*** SUPPLIED INFORMATION ***
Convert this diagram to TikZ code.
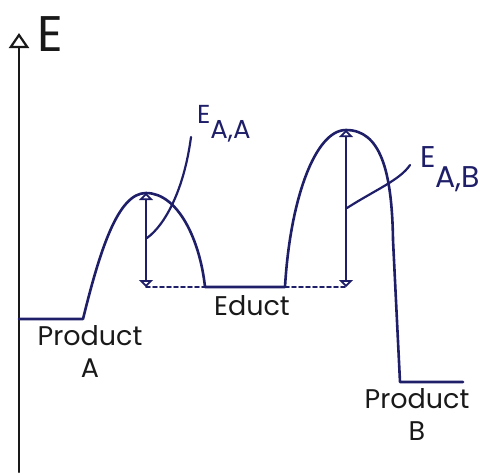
\documentclass[tikz,border=0pt]{standalone}
\usepackage{fontspec}
\setmainfont{Poppins}
\usetikzlibrary{arrows.meta}
\definecolor{ink}{RGB}{30,30,105}
\definecolor{pencil}{RGB}{25,25,25}
\tikzset{
  prof/.style={draw=ink,line width=2.6pt,line join=round},
  lead/.style={draw=ink,line width=2.2pt},
  twotip/.style={draw=ink,line width=2.2pt,{Triangle[open,length=7pt,width=14pt]}-{Triangle[open,length=7pt,width=14pt]}},
  level/.style={draw=ink,line width=1.9pt,dash pattern=on 4pt off 3pt},
  lbl/.style={inner sep=0pt,text=pencil,font=\fontsize{27}{32}\selectfont,align=center},
  ea/.style={inner sep=0pt,text=ink}
}
\begin{document}
\begin{tikzpicture}[x=1pt,y=-1pt,line width=2.2pt,line cap=round]
  \useasboundingbox (0,0) rectangle (489,475);
  \coordinate (O) at (19,472); \coordinate (Top) at (19,33);
  \draw[pencil,-{Triangle[open,length=15pt,width=20pt]}] (O)--(Top);
  \node[anchor=north west,inner sep=0pt,text=pencil,font=\fontsize{50}{50}\selectfont] (E) at (36,15) {E};
  \coordinate (Pa0) at (19,319); \coordinate (Pa) at (83,319); \coordinate (Ta) at (146,193);
  \coordinate (Ea) at (205,287); \coordinate (Eb) at (285,287); \coordinate (Tb) at (346,130);
  \coordinate (Bb) at (393,240); \coordinate (Pb) at (400,382); \coordinate (Pb1) at (463,382);
  \coordinate (Ba) at (146,287); \coordinate (Bt) at (346,287);
  \draw[prof] (Pa0)--(Pa) .. controls (100,250) and (118,193) .. (Ta) .. controls (178,193) and (200,240) .. (Ea)
    --(Eb) .. controls (290,200) and (315,130) .. (Tb) .. controls (380,130) and (392,170) .. (Bb)--(Pb)--(Pb1);
  \draw[level] (Ba)--(Ea); \draw[level] (Eb)--(Bt);
  \draw[twotip] (Ta)--(Ba); \draw[twotip] (Tb)--(Bt);
  \coordinate (La) at (191,137); \coordinate (Ma) at (147,238);
  \coordinate (Lb) at (410,165); \coordinate (Mb) at (347,208);
  \draw[lead] (La) .. controls (184,190) and (165,225) .. (Ma);
  \draw[lead] (Lb) .. controls (400,180) and (375,190) .. (Mb);
  \node[ea,anchor=base west,font=\fontsize{26}{26}\selectfont] (Eaa) at (196,123) {E\raisebox{-15pt}{A,A}};
  \node[ea,anchor=base west,font=\fontsize{30}{30}\selectfont] (Eab) at (419,167) {E\raisebox{-20pt}{A,B}};
  \node[lbl,anchor=north] (PrA) at (90,324) {Product\\A};
  \node[lbl,anchor=north] (Ed) at (252,294) {Educt};
  \node[lbl,anchor=north] (PrB) at (417,387) {Product\\B};
\end{tikzpicture}
\end{document}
***
» SHORT PROBLEM
Extract all the data above exactly, excluding every picture.

» CORRECT RESULT
Convert this diagram to TikZ code.
\documentclass[tikz,border=0pt]{standalone}
\usepackage{fontspec}
\setmainfont{Poppins}
\usetikzlibrary{arrows.meta}
\definecolor{ink}{RGB}{30,30,105}
\definecolor{pencil}{RGB}{25,25,25}
\tikzset{
  prof/.style={draw=ink,line width=2.6pt,line join=round},
  lead/.style={draw=ink,line width=2.2pt},
  twotip/.style={draw=ink,line width=2.2pt,{Triangle[open,length=7pt,width=14pt]}-{Triangle[open,length=7pt,width=14pt]}},
  level/.style={draw=ink,line width=1.9pt,dash pattern=on 4pt off 3pt},
  lbl/.style={inner sep=0pt,text=pencil,font=\fontsize{27}{32}\selectfont,align=center},
  ea/.style={inner sep=0pt,text=ink}
}
\begin{document}
\begin{tikzpicture}[x=1pt,y=-1pt,line width=2.2pt,line cap=round]
  \useasboundingbox (0,0) rectangle (489,475);
  \coordinate (O) at (19,472); \coordinate (Top) at (19,33);
  \draw[pencil,-{Triangle[open,length=15pt,width=20pt]}] (O)--(Top);
  \node[anchor=north west,inner sep=0pt,text=pencil,font=\fontsize{50}{50}\selectfont] (E) at (36,15) {E};
  \coordinate (Pa0) at (19,319); \coordinate (Pa) at (83,319); \coordinate (Ta) at (146,193);
  \coordinate (Ea) at (205,287); \coordinate (Eb) at (285,287); \coordinate (Tb) at (346,130);
  \coordinate (Bb) at (393,240); \coordinate (Pb) at (400,382); \coordinate (Pb1) at (463,382);
  \coordinate (Ba) at (146,287); \coordinate (Bt) at (346,287);
  \draw[prof] (Pa0)--(Pa) .. controls (100,250) and (118,193) .. (Ta) .. controls (178,193) and (200,240) .. (Ea)
    --(Eb) .. controls (290,200) and (315,130) .. (Tb) .. controls (380,130) and (392,170) .. (Bb)--(Pb)--(Pb1);
  \draw[level] (Ba)--(Ea); \draw[level] (Eb)--(Bt);
  \draw[twotip] (Ta)--(Ba); \draw[twotip] (Tb)--(Bt);
  \coordinate (La) at (191,137); \coordinate (Ma) at (147,238);
  \coordinate (Lb) at (410,165); \coordinate (Mb) at (347,208);
  \draw[lead] (La) .. controls (184,190) and (165,225) .. (Ma);
  \draw[lead] (Lb) .. controls (400,180) and (375,190) .. (Mb);
  \node[ea,anchor=base west,font=\fontsize{26}{26}\selectfont] (Eaa) at (196,123) {E\raisebox{-15pt}{A,A}};
  \node[ea,anchor=base west,font=\fontsize{30}{30}\selectfont] (Eab) at (419,167) {E\raisebox{-20pt}{A,B}};
  \node[lbl,anchor=north] (PrA) at (90,324) {Product\\A};
  \node[lbl,anchor=north] (Ed) at (252,294) {Educt};
  \node[lbl,anchor=north] (PrB) at (417,387) {Product\\B};
\end{tikzpicture}
\end{document}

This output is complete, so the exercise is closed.